Por Adso E. Gutiérrez Espinoza*
Noche, fría, tal vez lluviosa. No lo recuerdo. Sólo sé que mi hermano y yo habíamos llegado al cine, como cada fin de semana. A veces el viernes o el sábado, pero siempre por las noches, después de concluidas nuestras actividades académicas. Compró los boletos en la taquilla de la película más cercana, quizás alguna de la Roca o de terror —mi hermano sabe de mi predilección por este género—, pero llevaba unas horas sintiéndome “extraño”. Taquicardia, hormigueo en el brazo derecho, una sensación de ahogamiento (de no poder respirar, a pesar de que lo hacía). ¿Infarto, considerando que no padecía del corazón y teniendo una buena salud? Esa sesión no presté atención a la película, atendía más esos síntomas que me parecían “novedosas”, aunque me hacían sentir confundido porque eran similares a los sentidos durante el aura. Síntomas anteriores a un episodio epiléptico.

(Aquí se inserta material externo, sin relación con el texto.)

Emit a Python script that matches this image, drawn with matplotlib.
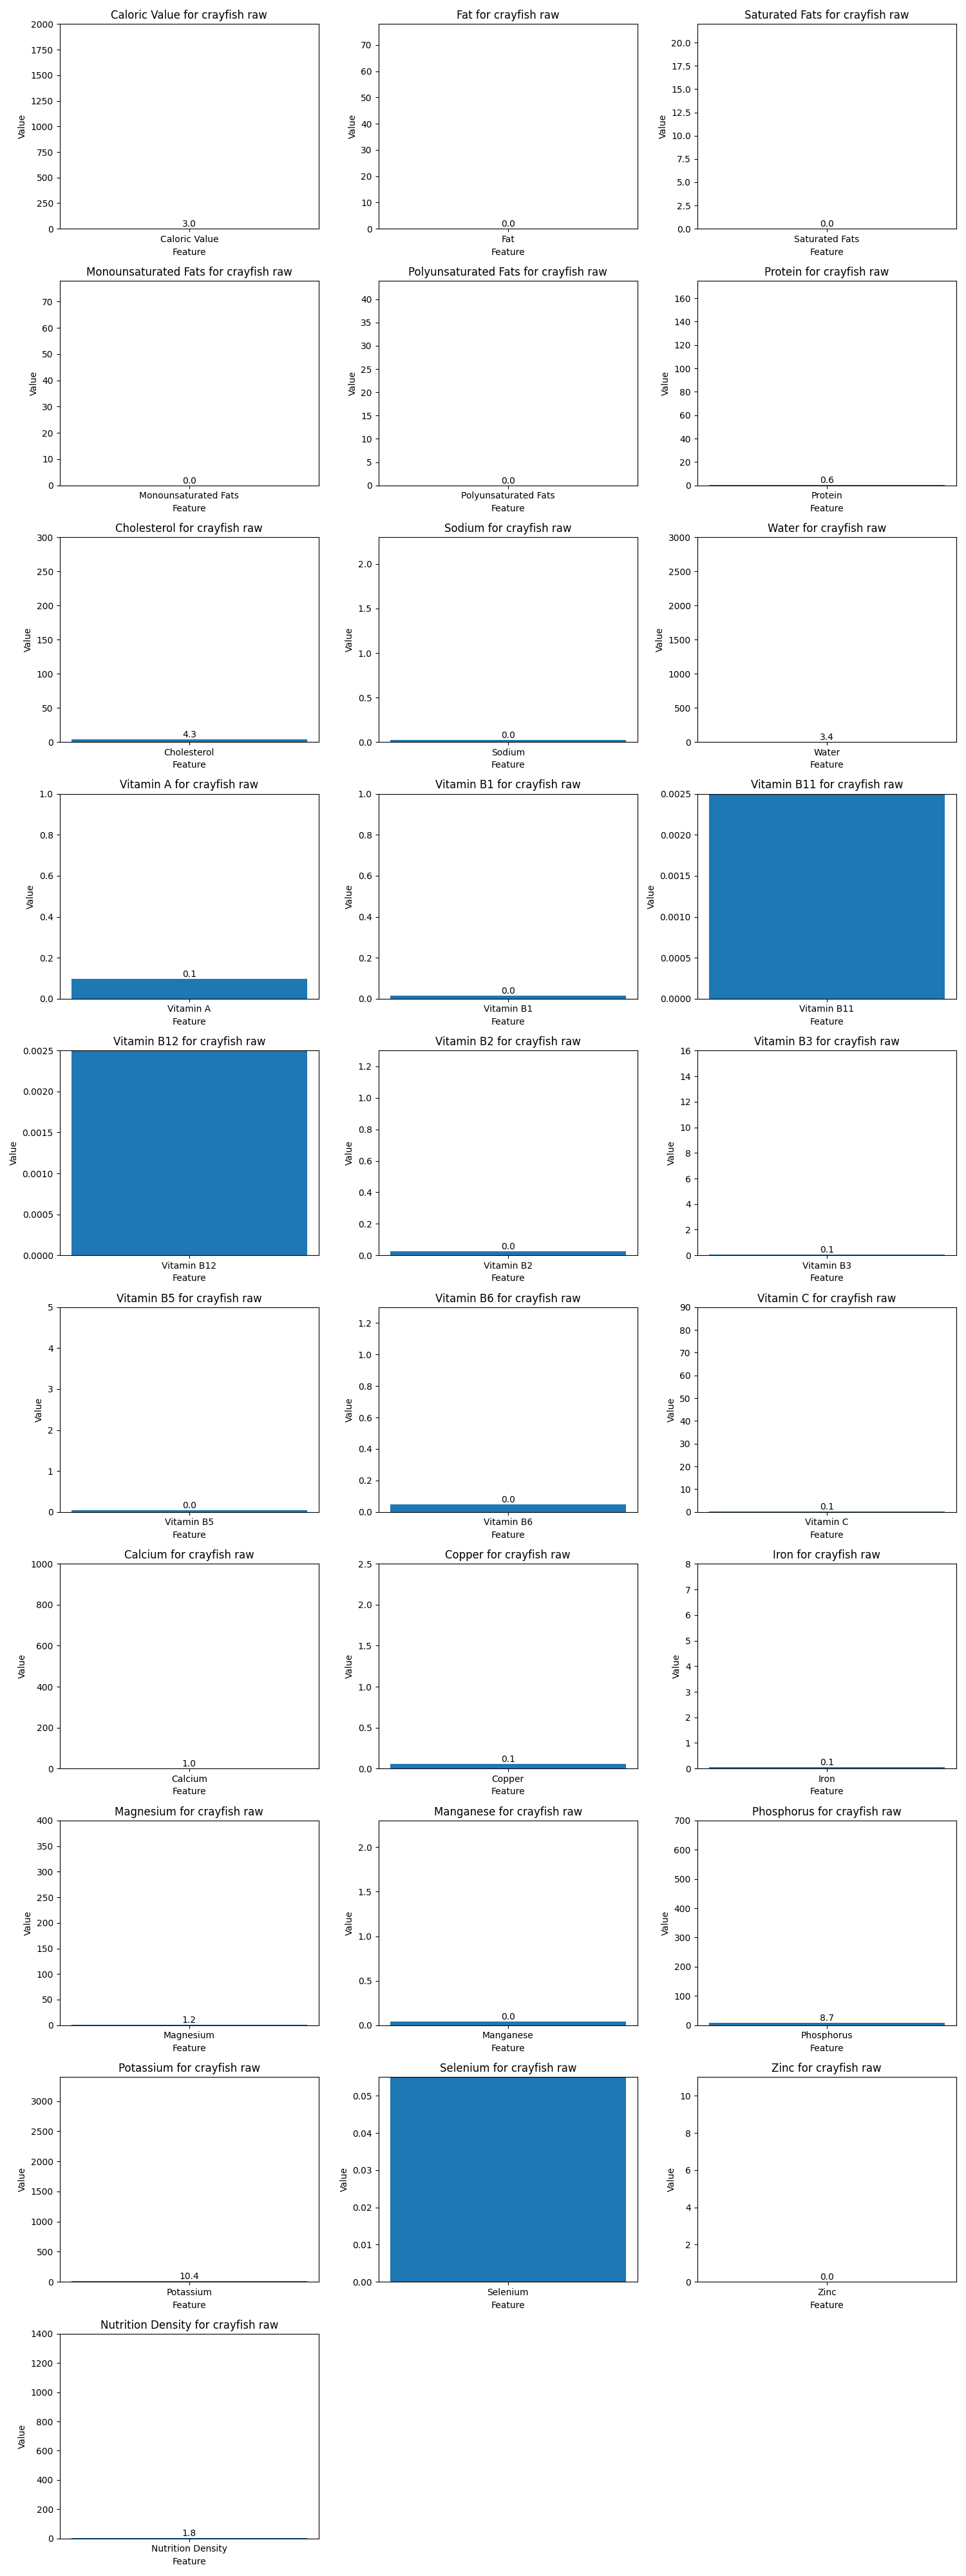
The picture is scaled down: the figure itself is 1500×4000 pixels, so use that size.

Conforme avanzaba la trama de la película, intentaba recordar momentos en los que pude haberlas sentido. Eso, aunado a mi marcada hipocondriasis y temor por no saber cómo controlar esta situación, estimuló a que esos síntomas crecieran y crecieran. Recordé que, en un pasado, cuando niño, viví esos síntomas, lo hablé, aunque lo adjudicaron a mi energía (bastante activo) y mi temperamento nervioso (una suerte de también temer). Esos síntomas se opacaban y se “resolvían” con caminar, correr e incluso jugar con los primos. Deporte era la clave. Distracción y, quizás, un poco de ruptura con la ociosidad. Pero esa noche del cine me causó extrañeza, pues esa ocasión ya había terminado la sesión deportiva, natación. Temprano como siempre. Entonces, ¿cómo resolver esos síntomas si en esencia debieron desaparecer?
Pensé en las clases, en las actividades del día. En todo, menos lo importante: ¿cómo me sentía? Ahora, un tiempo a distancia, podría decir que esa pregunta, planteada de otra manera, podría haberme resuelto toda esa situación. Sin embargo, la aceleración estaba presente. Los síntomas, esas “suave taquicardia” y “falta de respiración”, me recordaban a la epilepsia y a la vez a un momento de plenitud deportiva, la natación. ¿Cómo esos síntomas podrían tener esa doble significación, el terror de volver a vivir un episodio y la grandilocuencia de nadar? Lo anterior me hizo sentir víctima de un chiste de mal gusto, considerando el supuesto de que esa noche era para convivir con mi hermano. Aunque, sin duda, la sensación sí me hacía sentir frágil, (sobre)pensativo, creyendo que detrás había “algo” que no lograba comprender. ¿Habrá una enfermedad física o una mental, como consecuencia de uno físico?
Precisamente, esa extrañeza de cómo se desarrolló un episodio en una situación, ajena a mi control y nacida en un momento en el que todo debía o aparentaba ser tranquilo, de sana convivencia, me hizo cuestionar sobre mi salud, ahora sí mental, porque la taquicardia podría haber venido de algún padecimiento cardiaco. Corazón, mente y sangre. Es algo bastante extraño. Los órganos vueltos locos en una noche de cine, por esa situación. Esa noche supe de su existencia, le di nombre a eso. Ansiedad.